• _Given material_:
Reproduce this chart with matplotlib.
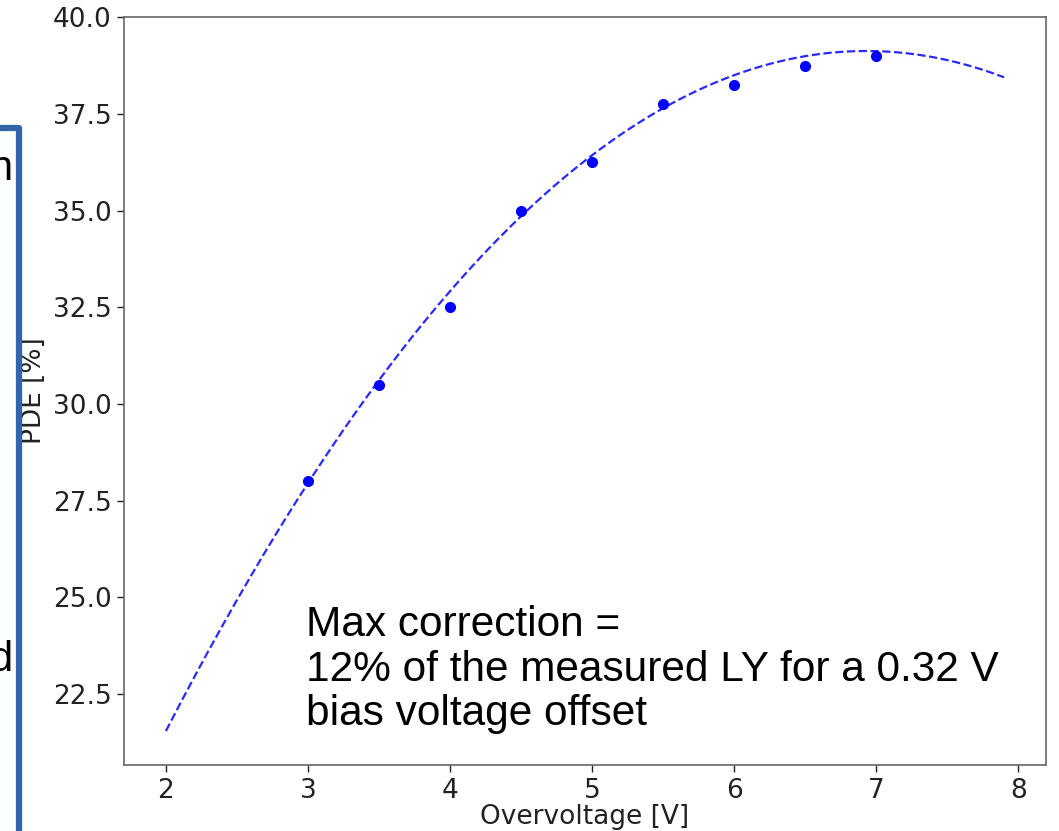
import numpy as np
import matplotlib
matplotlib.use("Agg")
import matplotlib.pyplot as plt
from matplotlib.lines import Line2D

plt.rcParams["font.family"] = ["DejaVu Sans"]

# data
overvoltage = [3.0, 3.5, 4.0, 4.5, 5.0, 5.5, 6.0, 6.5, 7.0]
pde = [28.0, 30.5, 32.5, 35.0, 36.25, 37.75, 38.25, 38.75, 39.0]
fit_coeffs = [-0.7234, 10.026, 4.39]   # quadratic fit shown as dashed curve
fit_range = (2.0, 7.9)
x_ticks = [2, 3, 4, 5, 6, 7, 8]
annotation = "Max correction =\n12% of the measured LY for a 0.32 V\nbias voltage offset"

W, H = 1059, 831
fig = plt.figure(figsize=(W / 100, H / 100), dpi=100)
ax = fig.add_axes([124 / W, 1 - 765 / H, (1046 - 124) / W, (765 - 17) / H])

xf = np.linspace(fit_range[0], fit_range[1], 300)
ax.plot(xf, np.polyval(fit_coeffs, xf), "--", color="#2a2aff", lw=1.6)
ax.plot(overvoltage, pde, "o", color="blue", ms=7)

ax.set_xticks(x_ticks)
ax.set_xlabel("Overvoltage [V]", fontsize=19, color="#222222", labelpad=0)
ax.set_ylabel("PDE [%]", fontsize=19, color="#222222", labelpad=4)
ax.tick_params(labelsize=19, colors="#222222", length=5, width=1, pad=4)
ax.yaxis.set_major_formatter(matplotlib.ticker.FormatStrFormatter("%.1f"))
for s in ax.spines.values():
    s.set_color("#666666")
    s.set_linewidth(1.2)

fig.text(306 / W, 1 - 605 / H, annotation, fontsize=30.5, family="Liberation Sans",
         va="top", ha="left", linespacing=1.15, color="black")

# slide box edge on the left
top = 1 - 128 / H
fig.add_artist(Line2D([-0.01, 18.5 / W, 18.5 / W], [top, top, -0.01],
                      color="#3465a4", lw=4.5, transform=fig.transFigure))
fig.text(12 / W, 1 - 180 / H, "n", fontsize=30, family="Liberation Sans",
         ha="right", va="baseline")
fig.text(12 / W, 1 - 671 / H, "d", fontsize=30, family="Liberation Sans",
         ha="right", va="baseline")

fig.savefig("out.png", dpi=100)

• _Aim_:
Omit the pictures, then repeat exactly each line from the beginning of the listing through the line with "ax = fig.add_axes([124".

• _Problem solution_:
Reproduce this chart with matplotlib.
import numpy as np
import matplotlib
matplotlib.use("Agg")
import matplotlib.pyplot as plt
from matplotlib.lines import Line2D

plt.rcParams["font.family"] = ["DejaVu Sans"]

# data
overvoltage = [3.0, 3.5, 4.0, 4.5, 5.0, 5.5, 6.0, 6.5, 7.0]
pde = [28.0, 30.5, 32.5, 35.0, 36.25, 37.75, 38.25, 38.75, 39.0]
fit_coeffs = [-0.7234, 10.026, 4.39]   # quadratic fit shown as dashed curve
fit_range = (2.0, 7.9)
x_ticks = [2, 3, 4, 5, 6, 7, 8]
annotation = "Max correction =\n12% of the measured LY for a 0.32 V\nbias voltage offset"

W, H = 1059, 831
fig = plt.figure(figsize=(W / 100, H / 100), dpi=100)
ax = fig.add_axes([124 / W, 1 - 765 / H, (1046 - 124) / W, (765 - 17) / H])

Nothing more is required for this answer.